I was reading Jack D'Aurizio's website matemate.it and learnt that
$$\sum_{k\geq1}\frac{k^{k}}{k!(4e)^{k/2}}=1\tag{1}$$
I worked out some other relatable values:
$$\sum_{k\geq1}\frac{k^{k+1}}{k!(4e)^{k/2}}=4$$
$$\sum_{k\geq1}\frac{k^{k+2}}{k!(4e)^{k/2}}=32$$
$$\sum_{k\geq1}\frac{k^{k+3}}{k!(4e)^{k/2}}=416$$
$$\sum_{k\geq1}\frac{k^{k+4}}{k!(4e)^{k/2}}=7552$$
$$\sum_{k\geq1}\frac{k^{k+5}}{k!(4e)^{k/2}}=176128$$
As I typed the number $176128$ into the search bar of OEIS, I recognized that these values coincides with [A005172]number of labeled rooted trees of subsets of an n-set :
Now it seems like
$$\sum_{k\geq1}\frac{k^{k+n}}{k!(4e)^{k/2}}=a(n+1)\tag{2}$$
I read over the linked OEIS webpage and saw that $a(n)$ is related to Stirling formula and Lambert W-function.

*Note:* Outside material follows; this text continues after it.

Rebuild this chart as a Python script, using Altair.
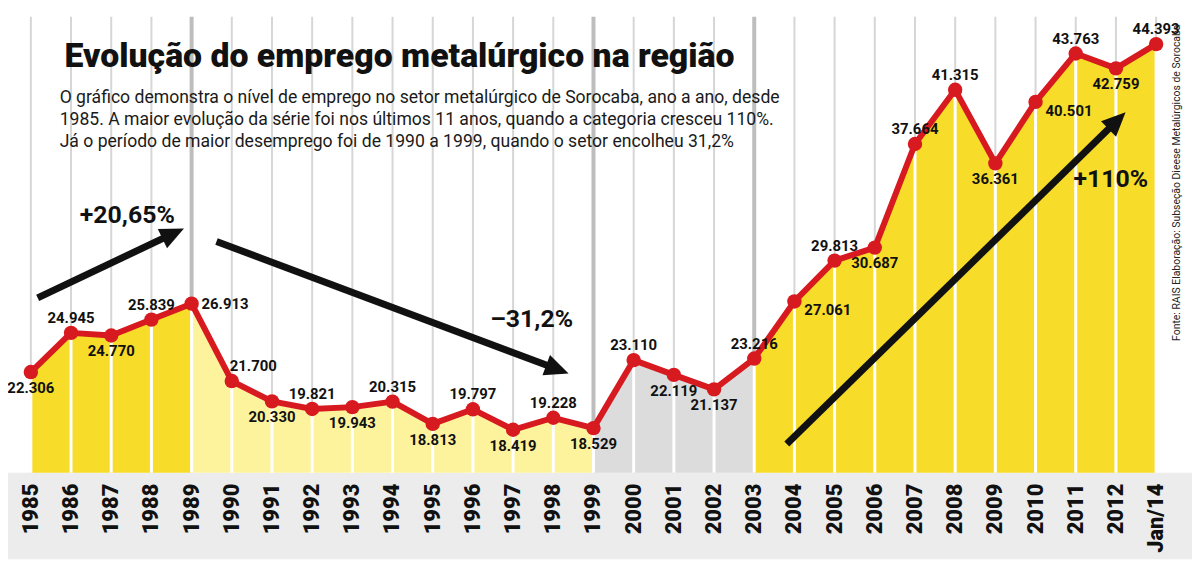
import math
import altair as alt
import pandas as pd

# ---------------- data ----------------
years = ["1985", "1986", "1987", "1988", "1989", "1990", "1991", "1992", "1993", "1994",
         "1995", "1996", "1997", "1998", "1999", "2000", "2001", "2002", "2003", "2004",
         "2005", "2006", "2007", "2008", "2009", "2010", "2011", "2012", "Jan/14"]
values = [22306, 24945, 24770, 25839, 26913, 21700, 20330, 19821, 19943, 20315,
          18813, 19797, 18419, 19228, 18529, 23110, 22119, 21137, 23216, 27061,
          29813, 30687, 37664, 41315, 36361, 40501, 43763, 42759, 44393]
# where each value label sits relative to its point
placement = ["b", "a", "b", "a", "r", "ar", "b", "a", "b", "a",
             "b", "a", "b", "a", "b", "a", "b", "b", "a", "br",
             "a", "b", "a", "a", "b", "br", "a", "b", "a"]
# coloured periods (first index, last index)
periods = [("p1", 0, 4), ("p2", 4, 14), ("p3", 14, 18), ("p4", 18, 28)]
period_colors = ["#f7dc2a", "#fdf39c", "#dcdcdc", "#f7dc2a"]
thick_years = ["1989", "1999", "2003"]

# annotation arrows (start index, start value) -> (tip index, tip value)
arrow_start_x = [0.17, 4.62, 18.81]
arrow_start_y = [27300, 31100, 17460]
arrow_tip_x = [3.81, 13.38, 27.24]
arrow_tip_y = [31980, 22210, 39800]
ann_text = ["+20,65%", "\u201331,2%", "+110%"]
ann_x = [2.40, 12.46, 26.87]
ann_y = [32850, 25870, 35320]

title = "Evolução do emprego metalúrgico na região"
subtitle = [
    "O gráfico demonstra o nível de emprego no setor metalúrgico de Sorocaba, ano a ano, desde",
    "1985. A maior evolução da série foi nos últimos 11 anos, quando a categoria cresceu 110%.",
    "Já o período de maior desemprego foi de 1990 a 1999, quando o setor encolheu 31,2%",
]
source = "Fonte: RAIS  Elaboração: Subseção Dieese Metalúrgicos de Sorocaba"

# ---------------- scales ----------------
W, H = 1192, 553
X0, X1 = -0.5685, 28.893
Y0, Y1 = 9706, 46700
BASE = 15525
GRID_TOP = 46230

xs = alt.Scale(domain=[X0, X1], nice=False, zero=False)
ys = alt.Scale(domain=[Y0, Y1], nice=False, zero=False)


def px(i):
    return (i - X0) / (X1 - X0) * W


def py(v):
    return H - (v - Y0) / (Y1 - Y0) * H


def ix(p):
    return X0 + p / W * (X1 - X0)


def iy(p):
    return Y0 + (H - p) / H * (Y1 - Y0)


def fmt(v):
    return f"{v:,}".replace(",", ".")


pts = pd.DataFrame({
    "i": list(range(len(years))),
    "year": years,
    "v": values,
    "lab": [fmt(v) for v in values],
    "pos": placement,
    "base": BASE,
    "top": GRID_TOP,
    "thick": [y in thick_years for y in years],
})

# arrows: shaft and head in data coordinates
shafts, heads = [], []
for sx_, sy_, tx_, ty_ in zip(arrow_start_x, arrow_start_y, arrow_tip_x, arrow_tip_y):
    p0x, p0y = px(sx_), py(sy_)
    p1x, p1y = px(tx_), py(ty_)
    dx, dy = p1x - p0x, p1y - p0y
    L = math.hypot(dx, dy)
    ux, uy = dx / L, dy / L
    ex, ey = p1x - ux * 14, p1y - uy * 14
    hx, hy = p1x - ux * 12, p1y - uy * 12
    ang = math.degrees(math.atan2(dx, -dy)) % 360
    shafts.append({"x1": sx_, "y1": sy_, "x2": ix(ex), "y2": iy(ey)})
    heads.append({"x": ix(hx), "y": iy(hy), "ang": ang})
shaft_df = pd.DataFrame(shafts)
head_df = pd.DataFrame(heads)
ann_df = pd.DataFrame({"x": ann_x, "y": ann_y, "t": ann_text})

X = alt.X("i:Q", scale=xs, axis=None)

band = alt.Chart(pd.DataFrame({"a": [BASE], "b": [Y0]})).mark_rect(color="#ececec").encode(
    x=alt.value(0), x2=alt.value(W),
    y=alt.Y("a:Q", scale=ys, axis=None), y2="b:Q")

grid_thin = alt.Chart(pts).transform_filter("!datum.thick").mark_rule(
    color="#d6d6d6", strokeWidth=2).encode(
    x=X, y=alt.Y("top:Q", scale=ys, axis=None), y2="base:Q")
grid_thick = alt.Chart(pts).transform_filter("datum.thick").mark_rule(
    color="#bdbdbd", strokeWidth=4).encode(
    x=X, y=alt.Y("top:Q", scale=ys, axis=None), y2="base:Q")

area_layers = []
for (name, a, b), col in zip(periods, period_colors):
    seg = pd.DataFrame({"i": list(range(a, b + 1)), "v": values[a:b + 1]})
    seg["base"] = BASE
    area_layers.append(
        alt.Chart(seg).mark_area(color=col, opacity=1, line=False).encode(
            x=alt.X("i:Q", scale=xs, axis=None),
            y=alt.Y("v:Q", scale=ys, axis=None),
            y2=alt.Y2("base:Q"),
        )
    )

white = alt.Chart(pts).mark_rule(color="white", strokeWidth=3).encode(
    x=X, y=alt.Y("v:Q", scale=ys, axis=None), y2="base:Q")

red = "#d71920"
line = alt.Chart(pts).mark_line(color=red, strokeWidth=6, strokeJoin="round").encode(
    x=X, y=alt.Y("v:Q", scale=ys, axis=None), order="i:Q")
dots = alt.Chart(pts).mark_circle(color=red, size=210, opacity=1).encode(
    x=X, y=alt.Y("v:Q", scale=ys, axis=None))

lab_style = dict(font="Roboto", fontSize=15, fontWeight="bold", color="#111111", baseline="middle")


def labels(code, **kw):
    return alt.Chart(pts).transform_filter(f"datum.pos == '{code}'").mark_text(**lab_style, **kw).encode(
        x=X, y=alt.Y("v:Q", scale=ys, axis=None), text="lab:N")


lab_a = labels("a", dy=-15, align="center")
lab_b = labels("b", dy=16, align="center")
lab_r = labels("r", dx=10, dy=0, align="left")
lab_ar = labels("ar", dx=-2, dy=-15, align="left")
lab_br = labels("br", dx=10, dy=9, align="left")

year_labels = alt.Chart(pts).mark_text(
    font="Roboto", fontSize=22, fontWeight=900, color="#111111",
    angle=270, align="right", baseline="middle").encode(
    x=X, y=alt.value(477), text="year:N")

shaft = alt.Chart(shaft_df).mark_rule(color="#111111", strokeWidth=7).encode(
    x=alt.X("x1:Q", scale=xs, axis=None), y=alt.Y("y1:Q", scale=ys, axis=None),
    x2="x2:Q", y2="y2:Q")
head = alt.Chart(head_df).mark_point(
    shape="M0,-1L0.9,1L-0.9,1Z", filled=True, color="#111111", opacity=1, size=576, strokeWidth=0).encode(
    x=alt.X("x:Q", scale=xs, axis=None), y=alt.Y("y:Q", scale=ys, axis=None),
    angle=alt.Angle("ang:Q", scale=None))
ann = alt.Chart(ann_df).mark_text(
    font="Roboto", fontSize=25, fontWeight="bold", color="#111111", align="center", baseline="middle").encode(
    x=alt.X("x:Q", scale=xs, axis=None), y=alt.Y("y:Q", scale=ys, axis=None), text="t:N")

title_m = alt.Chart(pd.DataFrame({"t": [title]})).mark_text(
    font="Roboto", fontSize=34, fontWeight=900, color="#111111", align="left", baseline="alphabetic").encode(
    x=alt.value(57), y=alt.value(58), text="t:N")

sub_layers = []
for k, txt in enumerate(subtitle):
    sub_layers.append(
        alt.Chart(pd.DataFrame({"t": [txt]})).mark_text(
            font="Roboto", fontSize=17.7, color="#1a1a1a", align="left", baseline="alphabetic").encode(
            x=alt.value(52), y=alt.value(94 + 22 * k), text="t:N"))

src = alt.Chart(pd.DataFrame({"t": [source]})).mark_text(
    font="Roboto", fontSize=10.5, color="#222222",
    angle=270, align="center", baseline="middle").encode(
    x=alt.value(1177), y=alt.value(174), text="t:N")

chart = alt.layer(
    band, grid_thin, grid_thick, *area_layers, white, line, dots,
    lab_a, lab_b, lab_r, lab_ar, lab_br, year_labels,
    shaft, head, ann, title_m, *sub_layers, src,
).properties(
    width=W, height=H, autosize=alt.AutoSizeParams(type="none"), padding=0, background="white"
).configure_view(stroke=None)

chart.save("out.html", embed_options={"renderer": "svg", "actions": False})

How should I prove result (2)? and result (1)?
Process:
With the help of Wolfram Alpha, I recognized that $$\sum_{k\geq1}\frac{k^{k}}{k!(4e)^{k/2}}=\frac{-W\left(-\frac{1}{2\sqrt{e}}\right)}{W\left(-\frac{1}{2\sqrt{e}}\right)+1}$$ where $W$ is Lambert $W$-function. Then, we can use the result that $$W\left(-\frac{1}{2\sqrt{e}}\right)=-\frac{1}{2}$$ to prove that $$\sum_{k\geq1}\frac{k^{k}}{k!(4e)^{k/2}}=1$$ I am trying to work backward. I want to know how to transform the series into Lambert-$W$ function representation.